Vidas Passadas relança a questão do ‘filme de argumento’, enquanto filme no qual o plano da imagem manifesta alguma dificuldade de autonomização, para lá do ilustrativo, face ao núcleo (muito escrito) da narrativa. Quando duas das três personagens centrais são escritores e a própria realizadora é dramaturga e argumentista, a sombra desse género, se lhe podemos chamar assim, abate-se sobre um filme que, ainda por cima, percorre territórios que nos habituámos a reconhecer em filmes de Woody Allen (Manhattan, basicamente), um dos expoentes de tudo isto, se descontarmos a sua verbosidade, que Celine Song não perfilha. Ir por aí, contudo, não nos leva longe, pois as opções de Song moram antes do lado da arte da ‘mise-en-scène’ enquanto composição da cena e do plano, como por exemplo naquele plano fundamental quando as duas crianças se separam em Seul e cada uma sobe para a estreita rua em que aquela em que vinham até aí se bifurca: o cinema é também isto, ou seja, a dispensa de montagem, ou de linguagem verbal, perante a evidência espacial e física da separação, uma arte à qual os cineastas que fizeram a transição do mudo para o sonoro nunca deixaram de recorrer.

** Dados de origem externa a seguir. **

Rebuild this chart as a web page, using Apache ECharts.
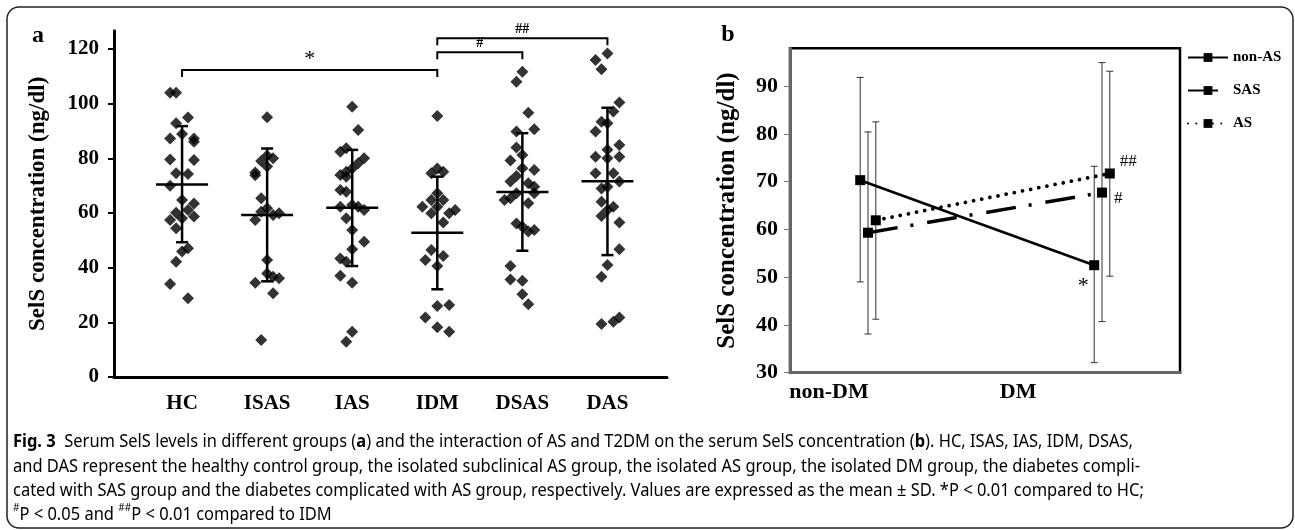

O mesmo perante uma cena que explora um paralelismo central no filme, o da escultura ou mobiliário público em que as crianças brincam num parque em Seul (a mãe da menina confessa à mãe do rapaz que o encontro se destina a ‘produzir memórias’, na ótica muito instrumental de quem emigrará em breve para o Canadá), e a escultura que, num parque de Nova Iorque, funciona como pano de fundo do reencontro, 24 anos depois, momento no qual Song renuncia ao campo-contracampo, indo com a câmara dele até ela e vice-versa, travelling lateral que nos não permite ver (apenas intuir, de acordo com o nosso desejo) a reação de cada um às palavras do outro, produzindo assim um correlato visual da opacidade sobre que se constrói toda a história: em que ponto, temporal e afetivo, se encontra cada um deles face ao outro?
De resto, como o marido americano de Na/Nora intui, a história é muito boa e ele está no papel errado, o do norte-americano que bloqueia o reencontro de duas almas gémeas coreanas. O filme denuncia aí o seu contrafactual, anunciado, aliás, logo no primeiro plano, em que uma voz e perspetiva externa interroga a natureza da relação entre as três personagens que preenchem o plano (a cena é noturna e passa-se num bar), sendo que dois comunicam em coreano, ante um (aparente) terceiro excluído. Como é da natureza dos contrafactuais, tudo se edifica sobre um ‘E se?’ que em rigor nenhuma resposta empírica esgota. Recordemos, creio que muito a propósito, o final de Fiesta (1926), de Hemingway, quando num táxi em Paris, Brett diz a Jake, que regressou impotente da guerra, como poderiam ter sido felizes: ‘Oh, Jake,’ Brett said, ‘we could have had such a damned good time together.’ O táxi abranda bruscamente, por ordem do polícia sinaleiro, os corpos dos dois são jogados um contra o outro e Jake responde: ‘Yes,’ I said. ‘Isn’t it pretty to think so?’
Na extraordinária penúltima cena do filme, em que Na/Nora e Hae se despedem – um plano fixo perante um portão com o táxi à espera –, a infinitesimal e muito próxima vacilação silenciosa dos corpos tudo parece prometer, para de tudo enfim desistir, sempre sem uma palavra. Aquilo que parece não permitir que daqui provenha uma sequel à maneira da trilogia de Richard Linklater iniciada com Before Sunrise (1995) é a reação de Na/Nora quando regressa a casa, abraçando-se ao marido e chorando convulsivamente. Porque chora ela e em que termos a pode ele receber perante esse choro? Que amarga vitória é a que o casamento (e a emigração) recolhem nesse momento? Provavelmente, apenas esse choro impede que o ‘E se?’ desta história se resolva na beleza amargo-doce que percorre o filme, uma melancolia que traduz a não-relação lacaniana e que, em termos sexuais e não apenas, dir-se-ia abranger tanto o amigo coreano como o marido norte-americano, já que a libido de Nora parece antes votada à lógica da conquista (o Nobel, o Pulitzer, o Tony) que justificaria a emigração – uma justificação herdada da mãe, tal como a memória do dia no parque com Hue, o que dá a ver o caráter ‘construído’ da identidade (coreana e emigrante) de Nora. Ou, noutros termos, uma lógica que justificaria a sua vida adulta, ao contrário de Hue que por fixação infantil, ou por delicadeza, acaba por perder a vida. Restando-lhe, como no diálogo final, supor que esta vida é um ensaio para a próxima e que nessa, enfim, com a caução de mito e cultura, serão felizes juntos.